CTBigman Posted December 6, 2013 Posted December 6, 2013 I have a customer with a barn that is 100' from the house, tried to linc a set of 2477S to control lights on barn from house with no luck. I did find a spare CAT5 between the buildings. At each building I want to linc a 2477S to an I/O Linc. Can I wire from from the house I/O linc NO + COM to GND + SENSE on a 2nd I/O at the barn, to control the lights on the barn without using an ISY? Would I use Momentary B to change ON/OFF of 2477S at Barn?
LeeG Posted December 6, 2013 Posted December 6, 2013 The I/O Linc Sensor trips with Gnd applied to Sensor. Will that 100'+ of wire between the buildings put the Sensor into an On state, probably but it depends on the total resistance of all the connections. I doubt the manufacture (Smarthome/SmartLabs) will be able to say for sure. Connect them and see is the only way to know for sure.
LeeG Posted December 6, 2013 Posted December 6, 2013 Note that I have a detached garage more than 300' wire distance from house. Have several Insteon devices working on both 120v legs with no problem (none are dual band) so the issue with the 2477s devices may be something else.
Brian H Posted December 6, 2013 Posted December 6, 2013 I did some tests on a few I/OLincs and found that the resistance had to be less than around 800 Ohms between Sensor Input and Ground terminal and pull the Sensor Voltage below 1.0 volts. Where mine triggered. It was also possible for the LED on the side to glow dimly and still not be triggered. Found that with the ill fated original leak sensor I/OLinc Kits. I would think that 100 feet of wire would be well below 800 Ohms but would be concerned with noise maybe false triggering them. I have a home made sketch of the Sensor Input on my earlier ones and will check a later revision one tomorrow for changes.
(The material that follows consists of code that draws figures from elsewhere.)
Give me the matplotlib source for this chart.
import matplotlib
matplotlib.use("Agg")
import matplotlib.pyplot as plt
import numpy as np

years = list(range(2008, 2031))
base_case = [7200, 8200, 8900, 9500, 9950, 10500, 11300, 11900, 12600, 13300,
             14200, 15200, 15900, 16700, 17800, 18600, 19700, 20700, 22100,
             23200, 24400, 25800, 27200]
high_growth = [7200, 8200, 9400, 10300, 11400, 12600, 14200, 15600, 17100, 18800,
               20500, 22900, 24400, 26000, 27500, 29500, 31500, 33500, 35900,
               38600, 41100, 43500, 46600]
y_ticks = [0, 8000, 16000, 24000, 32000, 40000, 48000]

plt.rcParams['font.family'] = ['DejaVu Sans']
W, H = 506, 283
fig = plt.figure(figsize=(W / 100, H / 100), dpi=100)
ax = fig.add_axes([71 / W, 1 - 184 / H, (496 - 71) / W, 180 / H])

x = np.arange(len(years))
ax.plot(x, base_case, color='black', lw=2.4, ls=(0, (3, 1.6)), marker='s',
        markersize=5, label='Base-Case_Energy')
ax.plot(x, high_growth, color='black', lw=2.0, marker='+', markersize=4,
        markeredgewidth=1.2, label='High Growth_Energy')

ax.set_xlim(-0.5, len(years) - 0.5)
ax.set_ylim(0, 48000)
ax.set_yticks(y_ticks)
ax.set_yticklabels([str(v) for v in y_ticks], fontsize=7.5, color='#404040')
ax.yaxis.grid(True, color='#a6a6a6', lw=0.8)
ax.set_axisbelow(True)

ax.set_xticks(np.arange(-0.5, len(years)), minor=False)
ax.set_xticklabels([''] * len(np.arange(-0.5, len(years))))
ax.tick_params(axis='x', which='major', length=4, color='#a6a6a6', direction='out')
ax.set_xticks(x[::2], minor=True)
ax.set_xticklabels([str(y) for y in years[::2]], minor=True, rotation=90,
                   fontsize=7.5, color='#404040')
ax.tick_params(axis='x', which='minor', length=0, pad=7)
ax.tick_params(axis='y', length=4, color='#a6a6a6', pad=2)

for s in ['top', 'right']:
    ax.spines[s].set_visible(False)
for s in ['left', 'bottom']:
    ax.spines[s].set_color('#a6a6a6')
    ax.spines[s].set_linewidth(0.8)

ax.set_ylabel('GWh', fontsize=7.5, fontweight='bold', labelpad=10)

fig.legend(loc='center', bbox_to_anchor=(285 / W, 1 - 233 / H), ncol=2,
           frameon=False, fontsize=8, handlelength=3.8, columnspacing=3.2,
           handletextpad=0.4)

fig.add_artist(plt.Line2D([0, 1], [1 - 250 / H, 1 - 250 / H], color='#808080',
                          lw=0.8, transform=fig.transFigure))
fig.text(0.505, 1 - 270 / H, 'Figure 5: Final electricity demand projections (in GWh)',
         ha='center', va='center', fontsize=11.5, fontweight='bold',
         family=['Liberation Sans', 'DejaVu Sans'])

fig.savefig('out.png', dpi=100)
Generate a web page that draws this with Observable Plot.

Brian H Posted December 7, 2013 Posted December 7, 2013 I just tested a hardware 1.8. Firmware 0x41 {Developers I2CS Kit may not be a production revision}. It triggered at 0.970 volts to ground that was about a 770 Ohm resistance.
ELA Posted December 7, 2013 Posted December 7, 2013 My earlier tests also suggested ~3K internal pull-up. To confirm what Brian has already said Looked like ~700 ohm pull down would trigger. A quick look indicated about 100ft of #24awg to be ~2.5 ohms ( 5 ohm round trip). I agree that noise could be an issue as 100 ft makes a pretty good antenna. Many have reported success with long runs between Insteon devices. Curious if you could possibly make it work over the power line by making sure there is a " repeater device " Near to where each end of the cable enters/leaves the buildings?